Это национальная картина – как «Мертвые души» и «Карамазовы» в русской литературе (в русской живописи нет столь национального создания). Меня поражает абсолютная свобода от ходячих наших предрассудков…
…Ничего не понимаю. Как могла быть задумана такая вещь, как могли ее ставить, как можно было ее «пропустить» – куда начальство смотрело – ничего не понимаю[49]
.Начальство ничего «не просмотрело», но об этом отдельно. Хотя действительно, постановка такого фильма – некое чудо. Сколь бы ни были образованны авторы – с помощью одного лишь интеллекта такие произведения не создаются. Некая духовная одаренность, сверхзнание, сверхчувствительность невидимо правят искусством. Какие-то детали, волнующие автора, проблемы, через все творчество проходящие, обращенные к нам вопросы, не имеющие окончательного ответа.
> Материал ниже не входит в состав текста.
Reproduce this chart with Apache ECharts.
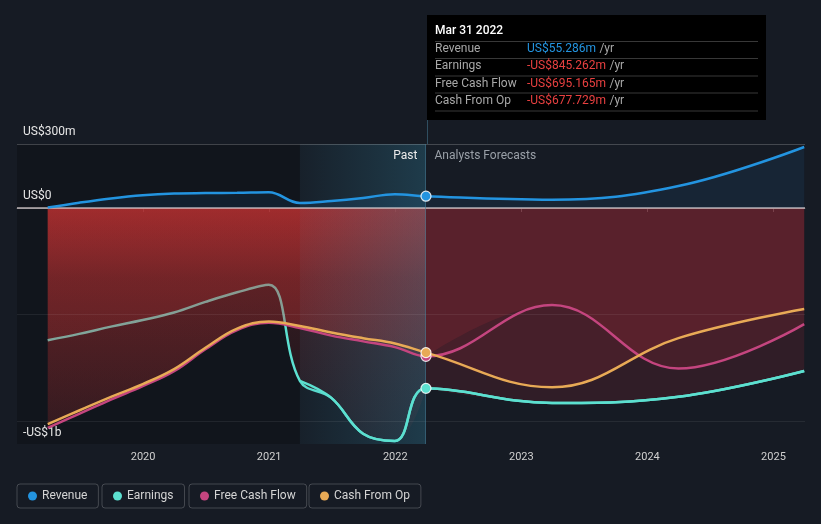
<!DOCTYPE html>
<html>
<head>
<meta charset="utf-8">
<script src="https://cdn.jsdelivr.net/npm/echarts@6/dist/echarts.min.js"></script>
<style>
html,body{margin:0;padding:0;background:#161b24;}
#c{width:821px;height:524px;}
</style>
</head>
<body>
<div id="c"></div>
<script>
// ---------- data ----------
const pastDates = ['2019-03-31','2019-06-30','2019-09-30','2019-12-31','2020-03-31','2020-06-30','2020-09-30','2020-12-31','2021-03-31','2021-06-30','2021-09-30','2021-12-31','2022-03-31'];
const forecastDates = ['2023-03-31','2024-03-31','2025-03-31'];

const revenuePast = [2, 25, 45, 60, 68, 70, 71, 74, 24, 33, 47, 65, 55.286];
const revenueForecast = [39, 103, 286];

const earningsPast = [-620, -590, -556, -525, -490, -440, -395, -360, -810, -890, -1058, -1092, -845.262];
const earningsForecast = [-914, -885, -764];

const fcfPast = [-1030, -965, -898, -835, -765, -662, -572, -538, -562, -598, -625, -652, -695.165];
const fcfForecast = [-455, -752, -544];

const cfoPast = [-1013, -949, -885, -825, -755, -655, -565, -532, -553, -583, -610, -635, -677.729];
const cfoForecast = [-840, -610, -473];

const seriesNames = ['Revenue', 'Earnings', 'Free Cash Flow', 'Cash From Op'];
const seriesColors = ['#2394e0', '#5ce0d0', '#c4457f', '#e8aa56'];

const yTickValues = [300, 0, -1000];
const yTickLabels = ['US$300m', 'US$0', '-US$1b'];
const yGridValues = [300, -500, -1000];
const xTickYears = [2020, 2021, 2022, 2023, 2024, 2025];

// ---------- helpers ----------
function toYear(s) {
  const d = new Date(s + 'T00:00:00Z');
  const y = d.getUTCFullYear();
  const a = Date.UTC(y, 0, 1), b = Date.UTC(y + 1, 0, 1);
  return y + (d.getTime() - a) / (b - a);
}
const px = pastDates.map(toYear);
const fx = forecastDates.map(toYear);
const last = px.length - 1;
const xPresent = px[last];
const allX = px.concat(fx);
const pair = (xs, ys) => xs.map((x, i) => [x, ys[i]]);
const fullData = (p, f) => pair(allX, p.concat(f));
const pastData = (p) => pair(px, p);
const fcData = (p, f) => pair([xPresent].concat(fx), [p[last]].concat(f));

const monthNames = ['Jan','Feb','Mar','Apr','May','Jun','Jul','Aug','Sep','Oct','Nov','Dec'];
function fmtDate(s) {
  const d = new Date(s + 'T00:00:00Z');
  return monthNames[d.getUTCMonth()] + ' ' + d.getUTCDate() + ' ' + d.getUTCFullYear();
}
function fmtVal(v) {
  return (v < 0 ? '-' : '') + 'US$' + Math.abs(v).toFixed(3) + 'm';
}

const FONT = 'Roboto, "Noto Sans", sans-serif';
const SMOOTH = 0.4;

function vgrad(stops) {
  return { type: 'linear', x: 0, y: 0, x2: 0, y2: 1,
    colorStops: stops.map(s => ({ offset: s[0], color: 'rgba(200,50,50,' + s[1] + ')' })) };
}
const fcFill = 'rgba(200,50,58,0.15)';

function fillSeries(name, data, areaColor, z) {
  return {
    name: name, type: 'line', data: data, z: z, smooth: SMOOTH,
    symbol: 'none', lineStyle: { width: 0, opacity: 0 }, areaStyle: { color: areaColor, opacity: 1 },
    silent: true, legendHoverLink: false
  };
}
function lineSeries(name, data, color, z, dot) {
  const s = {
    name: name, type: 'line', data: data, z: z, smooth: SMOOTH,
    symbol: 'none', lineStyle: { width: 2.5, color: color }, itemStyle: { color: color },
    silent: true
  };
  if (dot) {
    s.markPoint = {
      z: 7, silent: true, animation: false,
      symbol: 'circle', symbolSize: 10,
      itemStyle: { color: color, borderColor: 'rgba(255,255,255,0.85)', borderWidth: 1.2 },
      label: { show: false },
      data: [{ coord: dot }]
    };
  }
  return s;
}

const presentVals = [revenuePast[last], earningsPast[last], fcfPast[last], cfoPast[last]];

// ---------- tooltip box (static) ----------
const tipLeft = 427, tipTop = 15, tipW = 339, tipH = 105;
const tipChildren = [
  { type: 'rect', shape: { x: 0, y: 0, width: tipW, height: tipH }, style: { fill: '#000' } },
  { type: 'text', x: 8, y: 16, style: { text: fmtDate(pastDates[last]), fill: '#ffffff', font: '500 12px ' + FONT, verticalAlign: 'middle' } }
];
const rowY = [34, 51, 69, 86];
const sepY = [26.5, 43.5, 61, 78, 96];
sepY.forEach(y => tipChildren.push({ type: 'line', shape: { x1: 8, y1: y, x2: 331, y2: y }, style: { stroke: 'rgba(255,255,255,0.22)', lineWidth: 1 } }));
seriesNames.forEach((n, i) => {
  const v = presentVals[i];
  tipChildren.push({ type: 'text', x: 8, y: rowY[i], style: { text: n, fill: '#a8a8a8', font: '12px ' + FONT, verticalAlign: 'middle' } });
  tipChildren.push({ type: 'text', x: 100, y: rowY[i], style: {
    text: '{v|' + fmtVal(v) + '} {u|/yr}', verticalAlign: 'middle',
    rich: { v: { fill: v < 0 ? '#e84040' : '#2394e0', font: '12px ' + FONT }, u: { fill: '#a8a8a8', font: '12px ' + FONT } }
  } });
});

const chart = echarts.init(document.getElementById('c'), null, { renderer: 'canvas' });

const legends = seriesNames.map((n, i) => ({
  data: [n], left: [17, 102, 189, 309][i], top: 484,
  orient: 'horizontal', icon: 'circle', itemWidth: 9, itemHeight: 9, itemGap: 0, itemTextGap: 9,
  padding: [6, 11, 6, 11], borderColor: 'rgba(255,255,255,0.2)', borderWidth: 1, borderRadius: 3,
  textStyle: { color: '#d4d4d4', fontSize: 12, fontFamily: FONT },
  selectedMode: false
}));

function tickLabelFor(v) {
  const i = yTickValues.indexOf(v);
  if (i < 0) return { show: false };
  return { show: true, formatter: yTickLabels[i], position: v < -500 ? 'insideStartBottom' : 'insideStartTop',
    distance: 6, color: '#e6e6e6', fontSize: 12, fontFamily: FONT };
}

const markLineData = yGridValues.map(v => ({ yAxis: v,
    lineStyle: { type: 'solid', width: 1, color: v === 300 ? 'rgba(255,255,255,0.2)' : 'rgba(255,255,255,0.07)' },
    label: tickLabelFor(v) }))
  .concat([{ yAxis: 0, lineStyle: { type: 'solid', width: 1.5, color: 'rgba(215,205,205,0.85)' }, label: tickLabelFor(0) },
           { xAxis: xPresent, lineStyle: { type: 'solid', width: 1, color: 'rgba(70,120,145,0.55)' }, label: { show: false } }]);

const option = {
  backgroundColor: '#161b24',
  animation: false,
  textStyle: { fontFamily: FONT },
  grid: { left: 17, right: 16, top: 144, bottom: 80, containLabel: false },
  legend: legends,
  xAxis: {
    type: 'value', min: 2019, max: 2025.25, interval: 1,
    axisLine: { show: true, lineStyle: { color: '#4a4f58', width: 1 } },
    axisTick: { show: true, length: 4, lineStyle: { color: '#4a4f58' } },
    axisLabel: { show: true, color: '#d0d0d0', fontSize: 11, margin: 8, fontFamily: FONT,
      showMinLabel: false, showMaxLabel: false,
      formatter: v => (xTickYears.indexOf(Math.round(v)) >= 0 && Math.abs(v - Math.round(v)) < 1e-6) ? String(Math.round(v)) : '' },
    splitLine: { show: false }
  },
  yAxis: { type: 'value', min: -1106, max: 300, show: false, splitLine: { show: false } },
  series: [
    { name: 'zone', type: 'line', data: [], z: 0, silent: true,
      markArea: { z: 0, silent: true, itemStyle: { color: 'rgba(0,0,0,0.22)' },
        data: [[{ xAxis: 2019 }, { xAxis: px[8] }]] } },
    Object.assign(lineSeries('Revenue', fullData(revenuePast, revenueForecast), seriesColors[0], 5, [xPresent, revenuePast[last]]),
      { areaStyle: { color: 'rgba(33,150,243,0.12)' } }),
    fillSeries('EarningsFillPast', pastData(earningsPast), vgrad([[0, 0.55], [0.3, 0.2], [1, 0.06]]), 1),
    fillSeries('EarningsFillFc', fcData(earningsPast, earningsForecast), fcFill, 1),
    lineSeries('Earnings', fullData(earningsPast, earningsForecast), seriesColors[1], 2, null),
    fillSeries('FcfFillPast', pastData(fcfPast), vgrad([[0, 0.3], [1, 0.1]]), 3),
    fillSeries('FcfFillFc', fcData(fcfPast, fcfForecast), fcFill, 3),
    fillSeries('CfoFillPast', pastData(cfoPast), vgrad([[0, 0.3], [1, 0.1]]), 3),
    fillSeries('CfoFillFc', fcData(cfoPast, cfoForecast), fcFill, 3),
    { name: 'overlay', type: 'line', data: [], z: 4, silent: true,
      markArea: { z: 4, silent: true,
        itemStyle: { color: { type: 'linear', x: 0, y: 0, x2: 1, y2: 0,
          colorStops: [{ offset: 0, color: 'rgba(50,135,165,0.05)' }, { offset: 1, color: 'rgba(50,135,165,0.3)' }] } },
        data: [[{ xAxis: px[8] }, { xAxis: xPresent }]] },
      markLine: { z: 4.5, silent: true, symbol: ['none', 'none'], animation: false,
        lineStyle: { type: 'solid', width: 1 },
        data: markLineData },
      markPoint: { z: 8, silent: true, animation: false, symbol: 'rect', symbolSize: 1,
        itemStyle: { color: 'rgba(0,0,0,0)' },
        data: [
          { coord: [xPresent, 244], label: { show: true, formatter: 'Past', position: 'left', distance: 8, color: '#ececec', fontSize: 12, fontFamily: FONT } },
          { coord: [xPresent, 244], label: { show: true, formatter: 'Analysts Forecasts', position: 'right', distance: 8, color: '#9aa0a8', fontSize: 12, fontFamily: FONT } }
        ] } },
    lineSeries('Free Cash Flow', fullData(fcfPast, fcfForecast), seriesColors[2], 5, [xPresent, fcfPast[last]]),
    lineSeries('Cash From Op', fullData(cfoPast, cfoForecast), seriesColors[3], 5.2, [xPresent, cfoPast[last]]),
    lineSeries('Earnings', pair(allX.slice(8), earningsPast.slice(8).concat(earningsForecast)), seriesColors[1], 5, [xPresent, earningsPast[last]])
  ],
  graphic: [
    { type: 'group', left: tipLeft, top: tipTop, children: tipChildren, z: 100 },
    { type: 'line', shape: { x1: 427.5, y1: tipTop + tipH, x2: 427.5, y2: 144 }, style: { stroke: 'rgba(70,120,145,0.55)', lineWidth: 1 }, z: 100 }
  ]
};
chart.setOption(option);
</script>
</body>
</html>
Отдельная тема – немота и косноязычие. В «Рублеве»: молчание – эпитимия Рублева; немота Дурочки; заикание Бориски; вырванный язык Скомороха. В противоположность – непрерывный речевой поток Кирилла. В прологе «Зеркала» – сеанс излечивания от заикания. Дочь Сталкера не произносит ни единого слова. Пусть временно, но лишен возможности говорить Малыш в «Жертвоприношении».
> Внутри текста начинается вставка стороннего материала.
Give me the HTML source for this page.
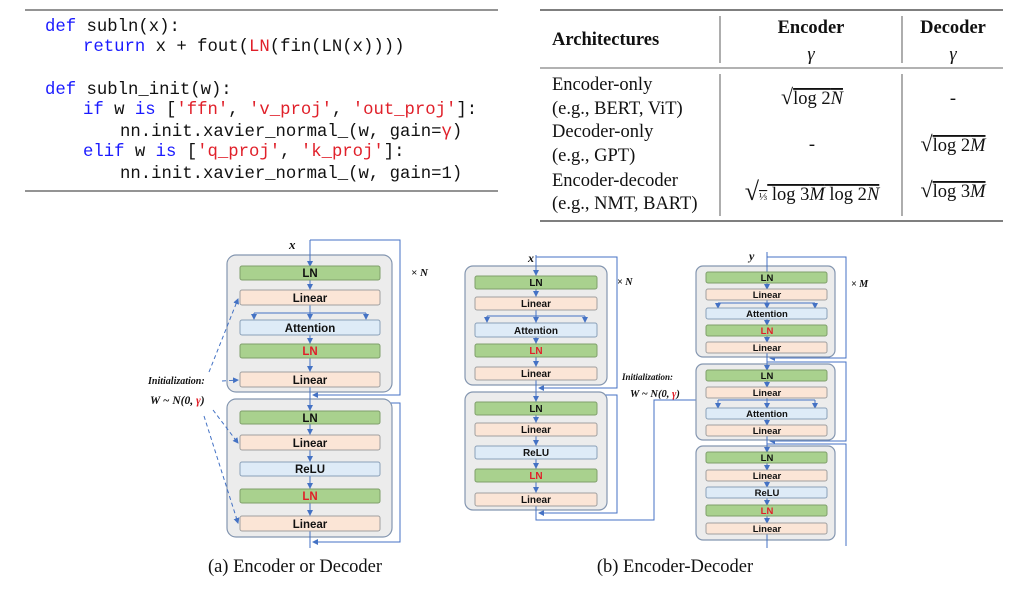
<!DOCTYPE html>
<html><head><meta charset="utf-8"><style>
html,body{margin:0;padding:0;background:#fff;}
svg{display:block;}
.m{font-family:"Liberation Mono",monospace;font-size:17.3px;fill:#111;}
.k{fill:#1a1aff;}
.r{fill:#e0202a;}
.s{font-family:"Liberation Serif",serif;font-size:18.5px;fill:#111;}
.sb{font-family:"Liberation Serif",serif;font-size:18.5px;font-weight:bold;fill:#111;}
.bx{font-family:"Liberation Sans",sans-serif;font-weight:bold;fill:#111;text-anchor:middle;}
.g{fill:#a9d18e;stroke:#7f9f6b;stroke-width:1;}
.o{fill:#fbe5d6;stroke:#a0a0a0;stroke-width:1;}
.b{fill:#deebf7;stroke:#8aa0b8;stroke-width:1;}
.ob{fill:#ececec;stroke:#8496b0;stroke-width:1.2;}
.ln{stroke:#4472c4;stroke-width:1;fill:none;}
.it{font-family:"Liberation Serif",serif;font-style:italic;font-weight:bold;fill:#111;}
</style></head><body>
<svg width="1024" height="592" viewBox="0 0 1024 592" xmlns="http://www.w3.org/2000/svg">
<defs>
<marker id="a" markerWidth="6" markerHeight="6" refX="5" refY="3" orient="auto" markerUnits="userSpaceOnUse"><path d="M0,0 L6,3 L0,6 z" fill="#4472c4"/></marker>
</defs>
<!-- code -->
<line x1="25" y1="10" x2="498" y2="10" stroke="#555" stroke-width="1.2"/>
<line x1="25" y1="191" x2="498" y2="191" stroke="#555" stroke-width="1.2"/>
<text class="m" x="45" y="31"><tspan class="k">def</tspan> subln(x):</text>
<text class="m" x="83" y="51"><tspan class="k">return</tspan> x + fout(<tspan class="r">LN</tspan>(fin(LN(x))))</text>
<text class="m" x="45" y="94"><tspan class="k">def</tspan> subln_init(w):</text>
<text class="m" x="83" y="114"><tspan class="k">if</tspan> w <tspan class="k">is</tspan> [<tspan class="r">'ffn'</tspan>, <tspan class="r">'v_proj'</tspan>, <tspan class="r">'out_proj'</tspan>]:</text>
<text class="m" x="120" y="136">nn.init.xavier_normal_(w, gain=<tspan class="r">γ</tspan>)</text>
<text class="m" x="83" y="156"><tspan class="k">elif</tspan> w <tspan class="k">is</tspan> [<tspan class="r">'q_proj'</tspan>, <tspan class="r">'k_proj'</tspan>]:</text>
<text class="m" x="120" y="178">nn.init.xavier_normal_(w, gain=1)</text>
<!-- table -->
<line x1="540" y1="10" x2="1003" y2="10" stroke="#333" stroke-width="1.3"/>
<line x1="540" y1="68" x2="1003" y2="68" stroke="#333" stroke-width="0.8"/>
<line x1="540" y1="221" x2="1003" y2="221" stroke="#333" stroke-width="1.3"/>
<line x1="720" y1="16" x2="720" y2="63" stroke="#333" stroke-width="0.8"/>
<line x1="902" y1="16" x2="902" y2="63" stroke="#333" stroke-width="0.8"/>
<line x1="720" y1="74" x2="720" y2="216" stroke="#333" stroke-width="0.8"/>
<line x1="902" y1="74" x2="902" y2="216" stroke="#333" stroke-width="0.8"/>
<text class="sb" x="552" y="45">Architectures</text>
<text class="sb" x="811" y="33" text-anchor="middle">Encoder</text>
<text class="sb" x="953" y="33" text-anchor="middle">Decoder</text>
<text class="s" x="811" y="60" text-anchor="middle" font-style="italic">γ</text>
<text class="s" x="953" y="60" text-anchor="middle" font-style="italic">γ</text>
<text class="s" x="552" y="90">Encoder-only</text>
<text class="s" x="552" y="114">(e.g., BERT, ViT)</text>
<text class="s" x="552" y="137">Decoder-only</text>
<text class="s" x="552" y="161">(e.g., GPT)</text>
<text class="s" x="552" y="186">Encoder-decoder</text>
<text class="s" x="552" y="209">(e.g., NMT, BART)</text>
<text class="s" x="812" y="104" text-anchor="middle"><tspan font-size="22">√</tspan><tspan text-decoration="overline">log 2<tspan font-style="italic">N</tspan></tspan></text>
<text class="s" x="953" y="104" text-anchor="middle">-</text>
<text class="s" x="812" y="150" text-anchor="middle">-</text>
<text class="s" x="953" y="151" text-anchor="middle"><tspan font-size="22">√</tspan><tspan text-decoration="overline">log 2<tspan font-style="italic">M</tspan></tspan></text>
<text class="s" x="812" y="200" text-anchor="middle"><tspan font-size="26">√</tspan><tspan text-decoration="overline"><tspan font-size="11">⅓</tspan> log 3<tspan font-style="italic">M</tspan> log 2<tspan font-style="italic">N</tspan></tspan></text>
<text class="s" x="953" y="197" text-anchor="middle"><tspan font-size="22">√</tspan><tspan text-decoration="overline">log 3<tspan font-style="italic">M</tspan></tspan></text>

<!-- (a) -->
<polyline class="ln" points="310,240 400,240 400,395 313,395" marker-end="url(#a)"/>
<polyline class="ln" points="310,403 400,403 400,542 313,542" marker-end="url(#a)"/>
<rect class="ob" x="227" y="255" width="165" height="137" rx="9"/>
<rect class="ob" x="227" y="399" width="165" height="138" rx="9"/>
<line class="ln" x1="310" y1="240" x2="310" y2="548"/>
<g class="ln" marker-end="url(#a)">
<line x1="310" y1="258" x2="310" y2="266"/><line x1="310" y1="281" x2="310" y2="289"/>
<line x1="310" y1="306" x2="310" y2="319"/><line x1="310" y1="336" x2="310" y2="343"/>
<line x1="310" y1="359" x2="310" y2="371"/><line x1="310" y1="402" x2="310" y2="410"/>
<line x1="310" y1="425" x2="310" y2="434"/><line x1="310" y1="451" x2="310" y2="461"/>
<line x1="310" y1="477" x2="310" y2="488"/><line x1="310" y1="504" x2="310" y2="515"/>
<polyline points="254,313 254,319"/><polyline points="366,313 366,319"/>
</g>
<line class="ln" x1="254" y1="313" x2="366" y2="313"/>
<rect class="g" x="240" y="266" width="140" height="14" rx="2"/>
<rect class="o" x="240" y="290" width="140" height="15" rx="2"/>
<rect class="b" x="240" y="320" width="140" height="15" rx="2"/>
<rect class="g" x="240" y="344" width="140" height="14" rx="2"/>
<rect class="o" x="240" y="372" width="140" height="15" rx="2"/>
<rect class="g" x="240" y="411" width="140" height="13" rx="2"/>
<rect class="o" x="240" y="435" width="140" height="15" rx="2"/>
<rect class="b" x="240" y="462" width="140" height="14" rx="2"/>
<rect class="g" x="240" y="489" width="140" height="14" rx="2"/>
<rect class="o" x="240" y="516" width="140" height="15" rx="2"/>
<g class="bx" font-size="11.5">
<text x="310" y="277">LN</text><text x="310" y="302">Linear</text><text x="310" y="332">Attention</text>
<text x="310" y="355" style="fill:#e0202a">LN</text><text x="310" y="384">Linear</text>
<text x="310" y="422">LN</text><text x="310" y="447">Linear</text><text x="310" y="473">ReLU</text>
<text x="310" y="500" style="fill:#e0202a">LN</text><text x="310" y="528">Linear</text>
</g>
<text class="it" x="289" y="249" font-size="13">x</text>
<text class="it" x="411" y="276" font-size="11" font-style="normal">× <tspan font-style="italic">N</tspan></text>
<text class="it" x="148" y="384" font-size="10">Initialization:</text>
<text class="it" x="150" y="404" font-size="11.5">W ~ N(0, <tspan fill="#e0202a">γ</tspan>)</text>
<g class="ln" stroke-dasharray="4,3" marker-end="url(#a)">
<line x1="209" y1="372" x2="238" y2="299"/>
<line x1="222" y1="381" x2="238" y2="380"/>
<line x1="213" y1="410" x2="238" y2="443"/>
<line x1="204" y1="416" x2="238" y2="523"/>
</g>

<!-- (b) left -->
<polyline class="ln" points="536,257 617,257 617,388 539,388" marker-end="url(#a)"/>
<polyline class="ln" points="536,395 617,395 617,513 539,513" marker-end="url(#a)"/>
<polyline class="ln" points="536,510 536,520 654,520 654,400 738,400"/>
<rect class="ob" x="465" y="266" width="142" height="119" rx="8"/>
<rect class="ob" x="465" y="392" width="142" height="118" rx="8"/>
<line class="ln" x1="536" y1="255" x2="536" y2="520"/>
<g class="ln" marker-end="url(#a)">
<line x1="536" y1="268" x2="536" y2="275"/><line x1="536" y1="290" x2="536" y2="296"/>
<line x1="536" y1="311" x2="536" y2="322"/><line x1="536" y1="338" x2="536" y2="343"/>
<line x1="536" y1="358" x2="536" y2="366"/><line x1="536" y1="394" x2="536" y2="401"/>
<line x1="536" y1="416" x2="536" y2="422"/><line x1="536" y1="437" x2="536" y2="445"/>
<line x1="536" y1="460" x2="536" y2="468"/><line x1="536" y1="483" x2="536" y2="492"/>
<line x1="487" y1="316" x2="487" y2="322"/><line x1="585" y1="316" x2="585" y2="322"/>
</g>
<line class="ln" x1="487" y1="316" x2="585" y2="316"/>
<rect class="g" x="475" y="276" width="122" height="13" rx="2"/>
<rect class="o" x="475" y="297" width="122" height="13" rx="2"/>
<rect class="b" x="475" y="323" width="122" height="14" rx="2"/>
<rect class="g" x="475" y="344" width="122" height="13" rx="2"/>
<rect class="o" x="475" y="367" width="122" height="13" rx="2"/>
<rect class="g" x="475" y="402" width="122" height="13" rx="2"/>
<rect class="o" x="475" y="423" width="122" height="13" rx="2"/>
<rect class="b" x="475" y="446" width="122" height="13" rx="2"/>
<rect class="g" x="475" y="469" width="122" height="13" rx="2"/>
<rect class="o" x="475" y="493" width="122" height="13" rx="2"/>
<g class="bx" font-size="10">
<text x="536" y="286">LN</text><text x="536" y="307">Linear</text><text x="536" y="334">Attention</text>
<text x="536" y="354" style="fill:#e0202a">LN</text><text x="536" y="377">Linear</text>
<text x="536" y="412">LN</text><text x="536" y="433">Linear</text><text x="536" y="456">ReLU</text>
<text x="536" y="479" style="fill:#e0202a">LN</text><text x="536" y="503">Linear</text>
</g>
<text class="it" x="528" y="262" font-size="12">x</text>
<text class="it" x="617" y="285" font-size="10" font-style="normal">× <tspan font-style="italic">N</tspan></text>
<text class="it" x="622" y="380" font-size="9">Initialization:</text>
<text class="it" x="630" y="397" font-size="10.5">W ~ N(0, <tspan fill="#e0202a">γ</tspan>)</text>

<!-- (b) right -->
<polyline class="ln" points="767,257 846,257 846,358 770,358" marker-end="url(#a)"/>
<polyline class="ln" points="767,362 846,362 846,441 770,441" marker-end="url(#a)"/>
<polyline class="ln" points="767,444 846,444 846,546"/>
<rect class="ob" x="696" y="266" width="139" height="91" rx="7"/>
<rect class="ob" x="696" y="364" width="139" height="76" rx="7"/>
<rect class="ob" x="696" y="446" width="139" height="94" rx="7"/>
<line class="ln" x1="767" y1="252" x2="767" y2="548"/>
<g class="ln" marker-end="url(#a)">
<line x1="767" y1="284" x2="767" y2="289"/><line x1="767" y1="301" x2="767" y2="308"/>
<line x1="767" y1="320" x2="767" y2="325"/><line x1="767" y1="337" x2="767" y2="342"/>
<line x1="767" y1="364" x2="767" y2="370"/><line x1="767" y1="382" x2="767" y2="387"/>
<line x1="767" y1="399" x2="767" y2="408"/><line x1="767" y1="420" x2="767" y2="425"/>
<line x1="767" y1="446" x2="767" y2="452"/><line x1="767" y1="464" x2="767" y2="470"/>
<line x1="767" y1="482" x2="767" y2="487"/><line x1="767" y1="499" x2="767" y2="505"/>
<line x1="767" y1="517" x2="767" y2="523"/>
<line x1="718" y1="303" x2="718" y2="308"/><line x1="815" y1="303" x2="815" y2="308"/>
<line x1="718" y1="400" x2="718" y2="408"/><line x1="815" y1="400" x2="815" y2="408"/>
</g>
<line class="ln" x1="718" y1="303" x2="815" y2="303"/>
<line class="ln" x1="718" y1="400" x2="815" y2="400"/>
<rect class="g" x="706" y="272" width="121" height="11" rx="2"/>
<rect class="o" x="706" y="289" width="121" height="11" rx="2"/>
<rect class="b" x="706" y="308" width="121" height="11" rx="2"/>
<rect class="g" x="706" y="325" width="121" height="11" rx="2"/>
<rect class="o" x="706" y="342" width="121" height="11" rx="2"/>
<rect class="g" x="706" y="370" width="121" height="11" rx="2"/>
<rect class="o" x="706" y="387" width="121" height="11" rx="2"/>
<rect class="b" x="706" y="408" width="121" height="11" rx="2"/>
<rect class="o" x="706" y="425" width="121" height="11" rx="2"/>
<rect class="g" x="706" y="452" width="121" height="11" rx="2"/>
<rect class="o" x="706" y="470" width="121" height="11" rx="2"/>
<rect class="b" x="706" y="487" width="121" height="11" rx="2"/>
<rect class="g" x="706" y="505" width="121" height="11" rx="2"/>
<rect class="o" x="706" y="523" width="121" height="11" rx="2"/>
<g class="bx" font-size="9.5">
<text x="767" y="281">LN</text><text x="767" y="298">Linear</text><text x="767" y="317">Attention</text>
<text x="767" y="334" style="fill:#e0202a">LN</text><text x="767" y="351">Linear</text>
<text x="767" y="379">LN</text><text x="767" y="396">Linear</text><text x="767" y="417">Attention</text>
<text x="767" y="434">Linear</text>
<text x="767" y="461">LN</text><text x="767" y="479">Linear</text><text x="767" y="496">ReLU</text>
<text x="767" y="514" style="fill:#e0202a">LN</text><text x="767" y="532">Linear</text>
</g>
<text class="it" x="749" y="260" font-size="12">y</text>
<text class="it" x="851" y="287" font-size="10" font-style="normal">× <tspan font-style="italic">M</tspan></text>

<text class="s" x="295" y="572" text-anchor="middle" font-size="15">(a) Encoder or Decoder</text>
<text class="s" x="675" y="572" text-anchor="middle" font-size="15">(b) Encoder-Decoder</text>
</svg>
</body></html>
Обет молчания – распространенная практика иночества. (Во время съемок фильма Тарковский попросил Солоницына месяц молчать.) Вырвать язык лицедею в мире запрета карнавально-смеховой культуры тоже не уникально. Но здесь речь идет не об отдельных мотивациях, а о самом важном для Тарковского: о свободе и самопознании в поисках идеального примера нравственного поведения. Молчанием Андрей Рублев отгородился от мира социума, оборвав все внешние контакты, погрузился в мир внутреннего духовного пространства. Какая работа шла в том внутреннем диалоге с собой, с Богом…
Тарковский не руководствовался современными исследованиями физиологов и психологов о связи сознания и речи, о многомерности внутреннего пространства. Но еще академик Иван Павлов утверждал, что «есть отдельные личности с таким потенциалом внутреннего пространства, о котором они подчас не знают сами. Но именно им доступно панорамированное образное сознание „от горизонта до горизонта“. Именно „они (эти художники) охватывают действительность целиком, не разделяя ее на части“. „В сильной форме панорамными бывают все образы: и прошлого, и настоящего, и будущего“. К такому типу личностей относится и Андрей Тарковский, и его герой. Согласно исследованиям, подобное художественное мышление тяготеет к „внутренней“ (не социальной) речи, в отличие от „внешней“» (коммуникативной).
Внутренняя речь гораздо теснее связана с мышлением, что даже позволило некоторым авторам (Карл Юнг) заключить, что «мышление – это внутренняя речь». Внутренний диалог или внутренняя речь преимущественно разговор с самим собой, с другим Я в себе. «Другое Я в себе – это духовное Я. Духовное Я – это существенное ядро личности, к которому мы обращаемся как к Совести, как к творческой интуиции»[50]
.В том же ряду и музыкальное пространство фильма. Для фильмов Тарковского звуковая среда не просто «музыка в фильме», а именно еще одно пространство, еще одна глубина. С Вячеславом Овчинниковым он снимал три фильма и три с Эдуардом Артемьевым.
Овчинников вспоминает, как он ходил на лекции по кино, изучал саму профессиональную природу кинематографа.